*Entries with chart source code*.
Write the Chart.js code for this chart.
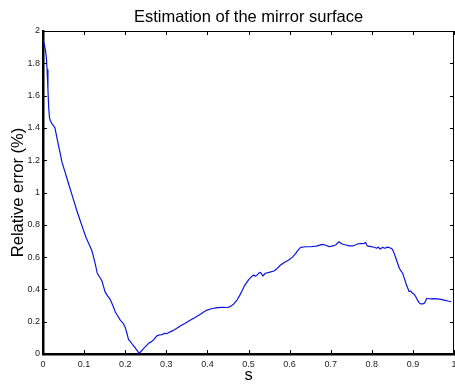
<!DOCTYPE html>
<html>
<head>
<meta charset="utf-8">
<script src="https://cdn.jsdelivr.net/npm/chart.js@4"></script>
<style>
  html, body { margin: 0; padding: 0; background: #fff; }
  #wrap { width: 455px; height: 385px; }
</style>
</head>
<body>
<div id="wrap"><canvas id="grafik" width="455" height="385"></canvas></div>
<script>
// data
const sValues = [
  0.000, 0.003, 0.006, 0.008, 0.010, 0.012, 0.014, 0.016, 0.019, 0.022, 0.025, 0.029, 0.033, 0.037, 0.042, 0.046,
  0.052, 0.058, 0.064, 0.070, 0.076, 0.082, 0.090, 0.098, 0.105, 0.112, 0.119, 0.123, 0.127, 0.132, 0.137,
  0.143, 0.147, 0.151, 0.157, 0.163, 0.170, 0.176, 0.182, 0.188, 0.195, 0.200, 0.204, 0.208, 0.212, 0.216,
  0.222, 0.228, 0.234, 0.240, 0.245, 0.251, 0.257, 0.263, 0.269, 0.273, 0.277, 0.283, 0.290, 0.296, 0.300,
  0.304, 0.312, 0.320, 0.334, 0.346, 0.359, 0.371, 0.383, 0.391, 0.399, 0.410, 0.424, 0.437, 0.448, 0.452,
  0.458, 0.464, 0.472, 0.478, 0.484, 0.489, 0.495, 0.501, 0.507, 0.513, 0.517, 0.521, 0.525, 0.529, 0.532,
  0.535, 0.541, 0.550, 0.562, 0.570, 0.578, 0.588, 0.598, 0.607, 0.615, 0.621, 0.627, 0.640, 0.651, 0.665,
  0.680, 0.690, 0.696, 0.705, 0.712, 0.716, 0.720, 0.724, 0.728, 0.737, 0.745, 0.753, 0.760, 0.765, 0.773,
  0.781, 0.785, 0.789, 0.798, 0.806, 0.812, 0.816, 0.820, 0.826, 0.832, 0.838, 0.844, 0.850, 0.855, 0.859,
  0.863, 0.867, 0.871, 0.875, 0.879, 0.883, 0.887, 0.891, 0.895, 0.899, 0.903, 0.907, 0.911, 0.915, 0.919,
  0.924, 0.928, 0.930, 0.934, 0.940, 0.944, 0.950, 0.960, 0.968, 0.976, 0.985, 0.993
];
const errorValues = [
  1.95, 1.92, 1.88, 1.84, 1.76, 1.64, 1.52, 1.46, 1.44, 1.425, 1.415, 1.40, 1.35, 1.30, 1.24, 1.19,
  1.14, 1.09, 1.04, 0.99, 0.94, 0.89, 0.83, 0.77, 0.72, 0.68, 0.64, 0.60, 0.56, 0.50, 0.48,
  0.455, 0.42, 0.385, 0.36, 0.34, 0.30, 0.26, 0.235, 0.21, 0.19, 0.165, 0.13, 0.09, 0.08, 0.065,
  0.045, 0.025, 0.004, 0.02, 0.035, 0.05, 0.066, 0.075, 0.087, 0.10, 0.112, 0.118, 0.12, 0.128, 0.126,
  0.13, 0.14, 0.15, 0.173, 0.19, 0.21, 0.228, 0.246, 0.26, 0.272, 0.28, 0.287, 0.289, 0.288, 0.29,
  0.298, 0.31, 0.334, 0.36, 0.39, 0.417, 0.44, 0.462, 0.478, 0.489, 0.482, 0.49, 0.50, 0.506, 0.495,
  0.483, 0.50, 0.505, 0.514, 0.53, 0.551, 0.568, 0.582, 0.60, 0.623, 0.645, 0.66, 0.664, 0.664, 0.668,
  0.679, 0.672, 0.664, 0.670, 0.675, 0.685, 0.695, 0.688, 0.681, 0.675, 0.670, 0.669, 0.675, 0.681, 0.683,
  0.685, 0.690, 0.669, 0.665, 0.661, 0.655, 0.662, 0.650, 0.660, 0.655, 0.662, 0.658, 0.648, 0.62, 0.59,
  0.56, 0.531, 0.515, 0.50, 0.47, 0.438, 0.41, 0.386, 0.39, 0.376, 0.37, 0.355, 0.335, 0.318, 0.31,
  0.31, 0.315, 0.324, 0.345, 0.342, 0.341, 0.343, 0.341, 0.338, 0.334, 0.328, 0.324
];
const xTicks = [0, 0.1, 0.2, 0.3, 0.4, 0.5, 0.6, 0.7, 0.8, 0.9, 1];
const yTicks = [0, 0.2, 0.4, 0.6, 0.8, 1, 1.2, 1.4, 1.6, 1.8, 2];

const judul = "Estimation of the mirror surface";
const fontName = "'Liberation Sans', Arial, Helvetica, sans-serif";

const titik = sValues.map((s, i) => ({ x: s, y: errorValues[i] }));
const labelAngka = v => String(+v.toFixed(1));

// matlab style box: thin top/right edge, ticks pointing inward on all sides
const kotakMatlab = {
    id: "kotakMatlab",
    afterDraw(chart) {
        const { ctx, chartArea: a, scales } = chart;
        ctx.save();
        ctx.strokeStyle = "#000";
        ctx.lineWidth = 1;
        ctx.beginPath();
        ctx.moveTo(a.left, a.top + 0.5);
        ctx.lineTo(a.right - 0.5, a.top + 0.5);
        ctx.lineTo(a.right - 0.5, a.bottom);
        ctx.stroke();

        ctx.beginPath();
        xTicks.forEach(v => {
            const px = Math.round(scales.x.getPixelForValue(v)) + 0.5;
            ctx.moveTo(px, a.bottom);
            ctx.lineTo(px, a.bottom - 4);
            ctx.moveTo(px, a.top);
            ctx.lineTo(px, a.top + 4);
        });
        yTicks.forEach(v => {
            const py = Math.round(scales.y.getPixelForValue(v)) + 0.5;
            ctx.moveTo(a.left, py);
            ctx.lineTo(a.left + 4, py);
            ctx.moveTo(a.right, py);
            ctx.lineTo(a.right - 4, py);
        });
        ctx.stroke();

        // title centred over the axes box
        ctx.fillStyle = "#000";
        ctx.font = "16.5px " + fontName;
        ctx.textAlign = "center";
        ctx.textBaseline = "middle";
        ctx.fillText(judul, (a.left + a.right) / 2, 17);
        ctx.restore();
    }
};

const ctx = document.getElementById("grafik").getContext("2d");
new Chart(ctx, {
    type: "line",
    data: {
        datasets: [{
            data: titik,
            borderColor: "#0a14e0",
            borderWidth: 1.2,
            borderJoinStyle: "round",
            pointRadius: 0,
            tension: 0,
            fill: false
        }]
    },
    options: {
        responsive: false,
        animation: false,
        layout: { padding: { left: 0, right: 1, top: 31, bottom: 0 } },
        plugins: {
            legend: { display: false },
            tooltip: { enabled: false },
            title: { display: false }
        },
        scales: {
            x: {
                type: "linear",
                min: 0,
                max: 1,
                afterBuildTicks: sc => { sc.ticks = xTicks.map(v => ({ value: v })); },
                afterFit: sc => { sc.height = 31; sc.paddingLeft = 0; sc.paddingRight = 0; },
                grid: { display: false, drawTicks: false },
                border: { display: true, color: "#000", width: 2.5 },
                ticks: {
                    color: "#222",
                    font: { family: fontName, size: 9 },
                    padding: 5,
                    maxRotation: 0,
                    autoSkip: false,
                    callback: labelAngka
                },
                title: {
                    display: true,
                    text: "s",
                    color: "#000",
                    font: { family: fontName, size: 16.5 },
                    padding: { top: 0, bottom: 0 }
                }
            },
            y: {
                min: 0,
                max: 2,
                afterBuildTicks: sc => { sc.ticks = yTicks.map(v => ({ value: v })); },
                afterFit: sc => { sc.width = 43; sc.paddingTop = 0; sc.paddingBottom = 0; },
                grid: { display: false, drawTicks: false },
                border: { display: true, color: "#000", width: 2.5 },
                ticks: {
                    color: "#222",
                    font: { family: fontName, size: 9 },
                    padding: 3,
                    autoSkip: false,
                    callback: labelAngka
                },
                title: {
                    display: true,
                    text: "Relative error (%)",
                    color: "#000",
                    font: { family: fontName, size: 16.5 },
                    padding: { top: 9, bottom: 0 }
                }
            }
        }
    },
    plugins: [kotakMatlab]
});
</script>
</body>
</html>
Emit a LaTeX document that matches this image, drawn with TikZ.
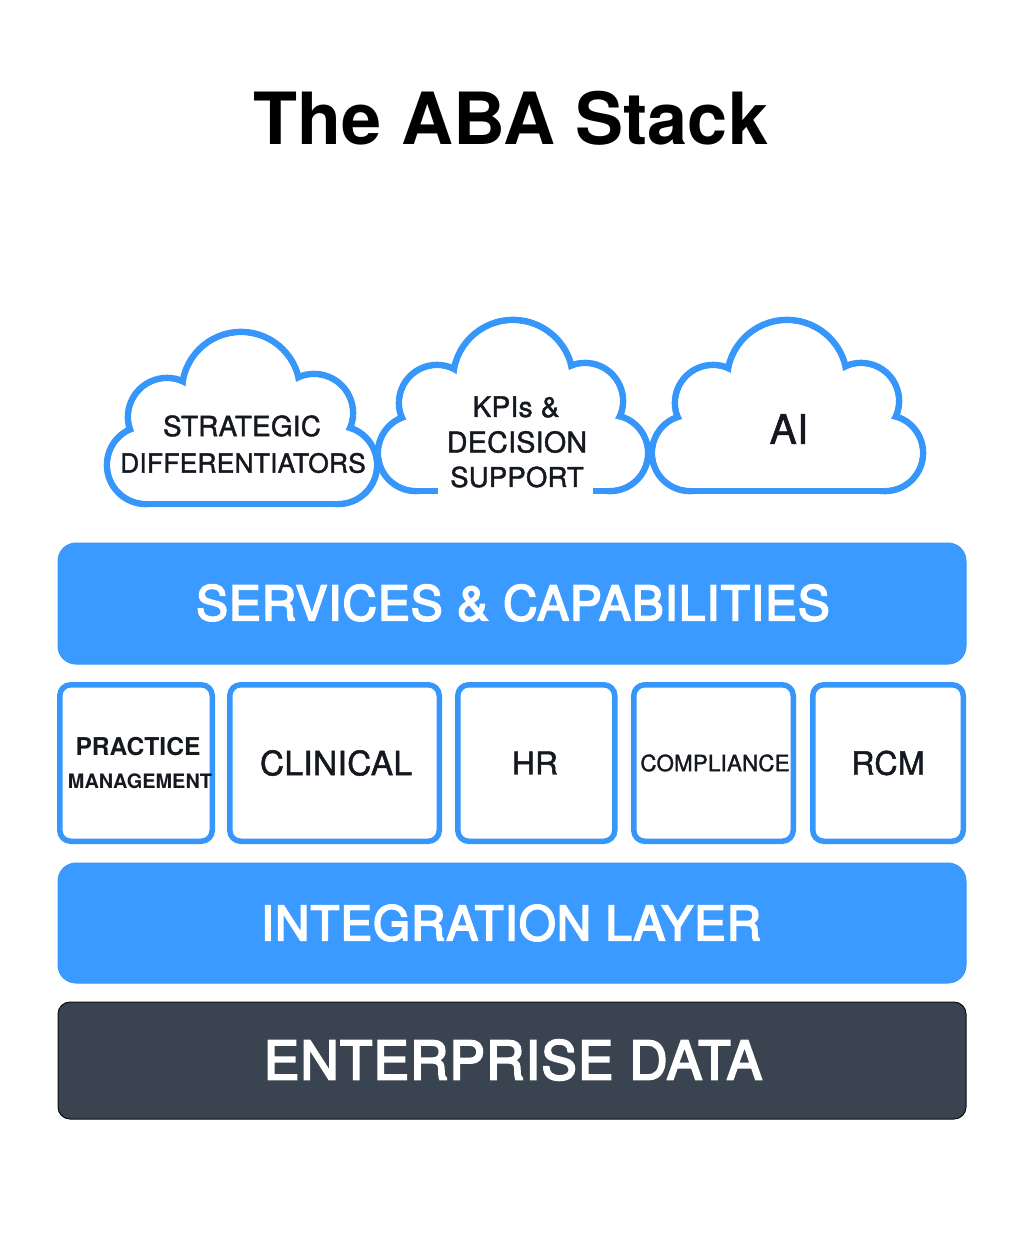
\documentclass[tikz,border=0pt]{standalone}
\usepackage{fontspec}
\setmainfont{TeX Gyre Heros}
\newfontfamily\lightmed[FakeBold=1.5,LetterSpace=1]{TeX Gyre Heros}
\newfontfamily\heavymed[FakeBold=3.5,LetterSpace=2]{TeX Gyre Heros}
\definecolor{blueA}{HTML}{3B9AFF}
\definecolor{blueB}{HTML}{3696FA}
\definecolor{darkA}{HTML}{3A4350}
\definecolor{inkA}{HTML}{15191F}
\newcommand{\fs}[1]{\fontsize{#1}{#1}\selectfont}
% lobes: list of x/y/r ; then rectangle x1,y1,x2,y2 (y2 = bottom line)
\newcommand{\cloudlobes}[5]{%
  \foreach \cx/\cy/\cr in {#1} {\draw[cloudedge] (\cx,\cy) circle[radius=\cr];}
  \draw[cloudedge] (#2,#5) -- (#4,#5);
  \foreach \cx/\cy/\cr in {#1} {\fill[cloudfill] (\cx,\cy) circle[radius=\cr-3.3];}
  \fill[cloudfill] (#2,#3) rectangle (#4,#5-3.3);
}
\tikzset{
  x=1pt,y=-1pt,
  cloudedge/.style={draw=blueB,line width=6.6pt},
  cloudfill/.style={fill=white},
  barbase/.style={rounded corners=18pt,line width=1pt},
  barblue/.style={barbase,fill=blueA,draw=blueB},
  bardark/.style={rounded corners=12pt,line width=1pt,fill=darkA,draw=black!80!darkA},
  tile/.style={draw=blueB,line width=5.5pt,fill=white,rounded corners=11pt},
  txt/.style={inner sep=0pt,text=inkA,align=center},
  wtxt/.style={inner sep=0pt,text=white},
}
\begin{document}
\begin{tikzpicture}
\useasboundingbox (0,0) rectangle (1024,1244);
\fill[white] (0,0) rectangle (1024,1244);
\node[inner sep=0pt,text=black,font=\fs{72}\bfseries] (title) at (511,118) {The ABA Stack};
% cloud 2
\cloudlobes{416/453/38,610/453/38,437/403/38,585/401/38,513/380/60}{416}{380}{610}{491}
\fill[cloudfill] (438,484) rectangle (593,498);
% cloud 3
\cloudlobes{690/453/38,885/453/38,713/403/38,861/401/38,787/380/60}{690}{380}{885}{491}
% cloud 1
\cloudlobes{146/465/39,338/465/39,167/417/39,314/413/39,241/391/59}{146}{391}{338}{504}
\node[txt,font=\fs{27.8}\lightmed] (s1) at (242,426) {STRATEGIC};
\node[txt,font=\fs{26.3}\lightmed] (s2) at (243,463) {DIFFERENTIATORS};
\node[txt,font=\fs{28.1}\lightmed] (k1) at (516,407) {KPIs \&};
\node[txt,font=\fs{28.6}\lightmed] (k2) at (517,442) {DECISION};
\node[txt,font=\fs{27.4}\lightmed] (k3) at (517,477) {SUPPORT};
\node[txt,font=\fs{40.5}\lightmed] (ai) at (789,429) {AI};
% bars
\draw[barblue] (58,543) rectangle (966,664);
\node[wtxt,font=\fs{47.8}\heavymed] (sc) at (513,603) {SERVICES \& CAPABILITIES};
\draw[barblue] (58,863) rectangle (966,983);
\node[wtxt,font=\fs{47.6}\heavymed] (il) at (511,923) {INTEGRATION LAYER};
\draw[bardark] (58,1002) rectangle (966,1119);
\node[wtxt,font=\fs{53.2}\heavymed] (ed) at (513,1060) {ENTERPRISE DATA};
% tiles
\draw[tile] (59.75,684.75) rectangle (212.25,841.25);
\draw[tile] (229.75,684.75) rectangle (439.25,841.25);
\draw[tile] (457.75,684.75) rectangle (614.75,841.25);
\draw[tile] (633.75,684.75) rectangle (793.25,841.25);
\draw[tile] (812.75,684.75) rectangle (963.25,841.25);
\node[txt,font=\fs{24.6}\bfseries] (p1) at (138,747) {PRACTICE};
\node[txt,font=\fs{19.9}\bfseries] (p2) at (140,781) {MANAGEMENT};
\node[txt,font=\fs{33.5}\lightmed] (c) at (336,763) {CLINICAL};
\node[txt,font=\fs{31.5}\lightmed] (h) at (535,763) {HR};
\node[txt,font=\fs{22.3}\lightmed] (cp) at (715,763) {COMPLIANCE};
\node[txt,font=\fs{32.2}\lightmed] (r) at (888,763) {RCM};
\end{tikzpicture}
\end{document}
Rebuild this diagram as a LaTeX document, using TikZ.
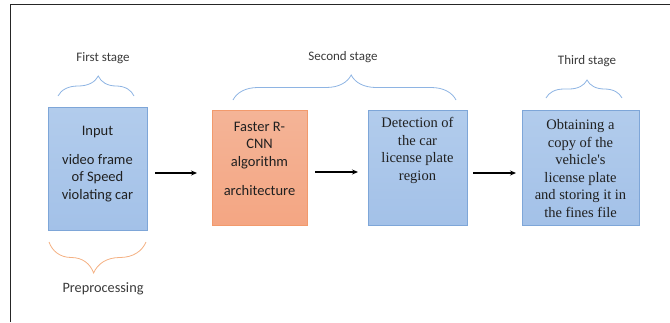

*WHAT YOU WILL DO*.
Pull every line containing "LaTeX" from the data.

*RESPONSE TO THE TASK*.
Emit a LaTeX document that matches this image, drawn with TikZ.
Rebuild this diagram as a LaTeX document, using TikZ.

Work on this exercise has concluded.